I sampled all the food ordered on this night and while not bad, it wasn't anything special - it's very solid Americanized Chinese food. The prices I thought were very cheap also and you can't beat the convenience of this location - it would make a good fallback if you don't want to wait for other restaurants nearby on busy nights. Call this on 3/5 stars.
-- John
(also posted to Yelp)
This visit was part of the Buford Highway Restaurant Crawl started by John F many years ago (it's also how I started to write reviews, during the first pass of his crawl, then starting in Duluth and moving south. This time we started at the southern most point and are moving north, one restaurant a week). When John wrote "China Feng" I thought - great! A restaurant I haven't tried (if you know me you also know I spend a lot of time exploring Buford Highway). Alas, once I got to the location I realized I had visited China Feng before but it's been 15 years or so.
The exterior is nothing special - stacked stone facade with a stucco overhead structure - CHINA FENG is on both sides of the corner and there are windows (covered with blinds) also facing both sides. It's fairly nondescript with little indicating it's a Chinese restaurant other than the name. The interior is clean and, similar to the exterior very plain and functional - there was one other customer waiting for take-out. We were greeted by a lady with menus who helped us decide what to order. The menu is a quad-fold takeout menu in paper, but for use laminated as a flat sheet.
After looking it over we made several selections, starting with edamame, some steamed pot-stickers and hot-and-sour soup. Once again, nothing special here - the pot-stickers were a bit weak I though - these are the thicker-skin type that taste more doughy than meaty. The soup was of the style that has a lot of beef stock and corn-starch with no meat but including egg-drop and some slivered daikon or jicama.
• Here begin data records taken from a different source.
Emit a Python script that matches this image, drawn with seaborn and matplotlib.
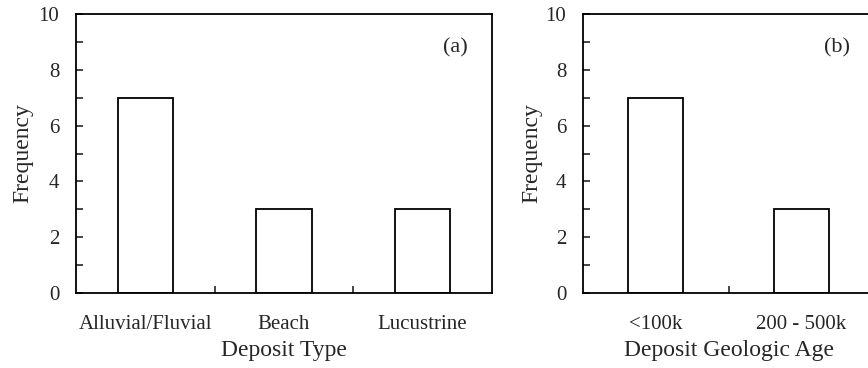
import matplotlib
matplotlib.use("Agg")
import matplotlib.pyplot as plt
from matplotlib.ticker import MultipleLocator, FixedLocator
import seaborn as sns

# data
deposit_types = ["Alluvial/Fluvial", "Beach", "Lucustrine"]
type_counts = [7, 3, 3]
deposit_ages = ["<100k", "200 - 500k"]
age_counts = [7, 3]

sns.set_style("white")
plt.rcParams['font.family'] = ['Liberation Serif', 'DejaVu Serif']

fig = plt.figure(figsize=(8.68, 3.68), dpi=100)
ax_a = fig.add_axes([76 / 868, 75 / 368, 416 / 868, 279 / 368])
ax_b = fig.add_axes([583 / 868, 75 / 368, 291 / 868, 279 / 368])


def style_panel(ax, cats, counts, xlabel, tag, tag_x, bar_w, ypad):
    sns.barplot(x=cats, y=counts, ax=ax, color="white", saturation=1,
                edgecolor="black", linewidth=1.3, width=bar_w)
    ax.set_xlim(-0.5, len(cats) - 0.5)
    ax.set_ylim(0, 10)
    ax.yaxis.set_major_locator(MultipleLocator(2))
    ax.yaxis.set_minor_locator(MultipleLocator(1))
    ax.tick_params(axis='y', which='both', direction='in', length=5, width=1.2,
                   left=True, right=False, labelsize=15, pad=12)
    ax.xaxis.set_minor_locator(FixedLocator([i + 0.5 for i in range(len(cats) - 1)]))
    ax.tick_params(axis='x', which='major', length=0, labelsize=15, pad=16)
    ax.tick_params(axis='x', which='minor', direction='in', length=5, width=1.2,
                   bottom=True)
    for s in ax.spines.values():
        s.set_visible(True)
        s.set_color("black")
        s.set_linewidth(1.3)
    ax.set_xlabel(xlabel, fontsize=17, labelpad=4)
    ax.set_ylabel("Frequency", fontsize=17, labelpad=ypad)
    ax.text(tag_x, 0.878, tag, transform=ax.transAxes, fontsize=16,
            ha='center', va='center')


style_panel(ax_a, deposit_types, type_counts, "Deposit Type", "(a)", 0.911, 0.4, 4)
style_panel(ax_b, deposit_ages, age_counts, "Deposit Geologic Age", "(b)", 0.874, 0.38, 2)

fig.savefig("out.png", dpi=100)
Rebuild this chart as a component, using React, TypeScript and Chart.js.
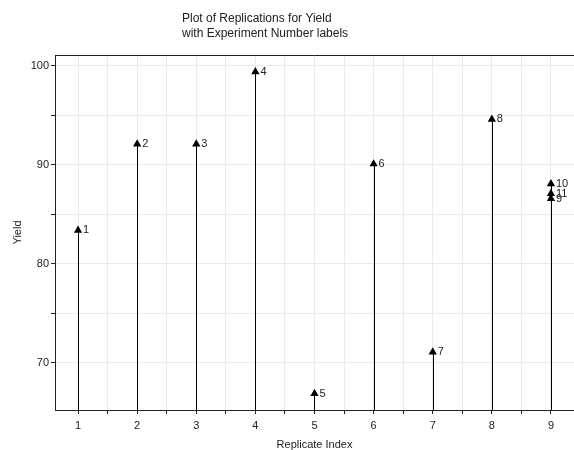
import React, { useEffect, useRef } from "react";
import { Chart, registerables } from "chart.js";

Chart.register(...registerables);

const titleLines = ["Plot of Replications for Yield", "with Experiment Number labels"];
const xAxisTitle = "Replicate Index";
const yAxisTitle = "Yield";

const replicateIndex = [1, 2, 3, 4, 5, 6, 7, 8, 9, 9, 9];
const yieldValues = [83.4, 92.1, 92.1, 99.4, 66.9, 90.1, 71.1, 94.6, 86.6, 88.1, 87.1];
const experimentLabels = ["1", "2", "3", "4", "5", "6", "7", "8", "9", "10", "11"];

const xTickValues = [1, 1.5, 2, 2.5, 3, 3.5, 4, 4.5, 5, 5.5, 6, 6.5, 7, 7.5, 8, 8.5, 9];
const xLabelValues = [1, 2, 3, 4, 5, 6, 7, 8, 9];
const yTickValues = [70, 75, 80, 85, 90, 95, 100];
const yLabelValues = [70, 80, 90, 100];

const xRange = [0.61, 9.39];
const yRange = [65.25, 101.1];

const FONT = "'Liberation Sans', Arial, sans-serif";

export default function App() {
  const ref = useRef<HTMLCanvasElement | null>(null);

  useEffect(() => {
    if (!ref.current) return;

    const decorPlugin = {
      id: "decor",
      beforeDatasetsDraw(chart: any) {
        const { ctx, chartArea, scales } = chart;
        ctx.save();
        ctx.strokeStyle = "#000";
        ctx.lineWidth = 1;
        replicateIndex.forEach((xv, i) => {
          const x = Math.round(scales.x.getPixelForValue(xv)) + 0.5;
          const y = scales.y.getPixelForValue(yieldValues[i]);
          ctx.beginPath();
          ctx.moveTo(x, chartArea.bottom);
          ctx.lineTo(x, y);
          ctx.stroke();
        });
        ctx.restore();
      },
      afterDatasetsDraw(chart: any) {
        const { ctx, chartArea, scales } = chart;
        ctx.save();
        ctx.fillStyle = "#222";
        ctx.font = `11px ${FONT}`;
        ctx.textBaseline = "middle";
        ctx.textAlign = "left";
        replicateIndex.forEach((xv, i) => {
          const x = scales.x.getPixelForValue(xv);
          const y = scales.y.getPixelForValue(yieldValues[i]);
          ctx.fillText(experimentLabels[i], x + 5, y);
        });
        // top frame line
        ctx.strokeStyle = "#222";
        ctx.lineWidth = 1;
        ctx.beginPath();
        ctx.moveTo(chartArea.left, Math.round(chartArea.top) + 0.5);
        ctx.lineTo(chartArea.right, Math.round(chartArea.top) + 0.5);
        ctx.stroke();
        // title
        ctx.fillStyle = "#222";
        ctx.font = `12px ${FONT}`;
        ctx.textBaseline = "alphabetic";
        titleLines.forEach((t, i) => {
          ctx.fillText(t, 182, 22 + i * 15);
        });
        ctx.restore();
      },
    };

    const chart = new Chart(ref.current, {
      type: "scatter",
      data: {
        datasets: [
          {
            data: replicateIndex.map((x, i) => ({ x, y: yieldValues[i] })),
            pointStyle: "triangle",
            radius: 4.8,
            hoverRadius: 4.8,
            backgroundColor: "#000",
            borderColor: "#000",
            borderWidth: 0,
          },
        ],
      },
      options: {
        animation: false,
        responsive: false,
        maintainAspectRatio: false,
        layout: { autoPadding: false, padding: { top: 55, left: 0, right: 0, bottom: 0 } },
        plugins: {
          legend: { display: false },
          tooltip: { enabled: false },
          title: { display: false },
        },
        scales: {
          x: {
            type: "linear",
            min: xRange[0],
            max: xRange[1],
            afterBuildTicks: (s: any) => {
              s.ticks = xTickValues.map((v) => ({ value: v }));
            },
            afterFit: (s: any) => {
              s.height = 40;
              s.paddingLeft = 0;
              s.paddingRight = 0;
            },
            ticks: {
              autoSkip: false,
              maxRotation: 0,
              padding: 5,
              color: "#222",
              font: { family: FONT, size: 11 },
              callback: (v: any) => (xLabelValues.includes(Number(v)) ? String(v) : ""),
            },
            grid: { color: "#ebebeb", tickColor: "#222", tickLength: 4, lineWidth: 1 },
            border: { color: "#222", width: 1 },
            title: {
              display: true,
              text: xAxisTitle,
              color: "#222",
              font: { family: FONT, size: 11 },
              padding: { top: 4, bottom: -2 },
            },
          },
          y: {
            type: "linear",
            min: yRange[0],
            max: yRange[1],
            afterBuildTicks: (s: any) => {
              s.ticks = yTickValues.map((v) => ({ value: v }));
            },
            afterFit: (s: any) => {
              s.width = 55;
              s.paddingTop = 0;
              s.paddingBottom = 0;
            },
            ticks: {
              autoSkip: false,
              padding: 2,
              color: "#222",
              font: { family: FONT, size: 11 },
              callback: (v: any) => (yLabelValues.includes(Number(v)) ? String(v) : ""),
            },
            grid: { color: "#ebebeb", tickColor: "#222", tickLength: 4, lineWidth: 1 },
            border: { color: "#222", width: 1 },
            title: {
              display: true,
              text: yAxisTitle,
              color: "#222",
              font: { family: FONT, size: 11 },
              padding: { top: 11, bottom: 0 },
            },
          },
        },
      },
      plugins: [decorPlugin],
    } as any);

    return () => chart.destroy();
  }, []);

  return (
    <div style={{ position: "absolute", left: 0, top: 0, width: 574, height: 450, background: "#fff" }}>
      <canvas ref={ref} width={574} height={450} style={{ width: 574, height: 450 }} />
    </div>
  );
}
For dinner I ordered the Triple Delicacies - Prawns, chicken filets, scallops sauteed with bell peppers, snow peas, water chestnuts in a delicate spicy sauce - extra spicy please. John ordered the Dragon and Phoenix - divided plate of assorted vegetables with lobster, shrimp sauteed in a spicy white sauce and chicken chunks lightly fried in hot spicy sauce. Sean ordered the Bean Curd (Tofu) in Brown Sauce. The food in general was reasonably fresh without any real distinctive flavors but very palatable.
This style of cooking I refer to as "Swag Chinese" - your basic Americanized Chinese fair. If you're from the US you've probably been eating this stuff all your life and there's certainly a place for it in American cuisine. It does have quite a bit of corn-starch in all the dishes and really, between the white (oyster) sauce and the brown sauce, there's only the option to spice things up a bit (and even though it may look spicy it isn't, really). If you don't mind that style of Chinese food then you'll probably like China Feng quite a bit - I thought the service was good (we were the only table, but there was a stead stream of take-out orders) - I think they do a good business and are probably very consistent.
I sampled all the food ordered on this night and while not bad, it wasn't anything special - it's very solid Americanized Chinese food. The prices I thought were very cheap also and you can't beat the convenience of this location - it would make a good fallback if you don't want to wait for other restaurants nearby on busy nights. Call this on 3/5 stars.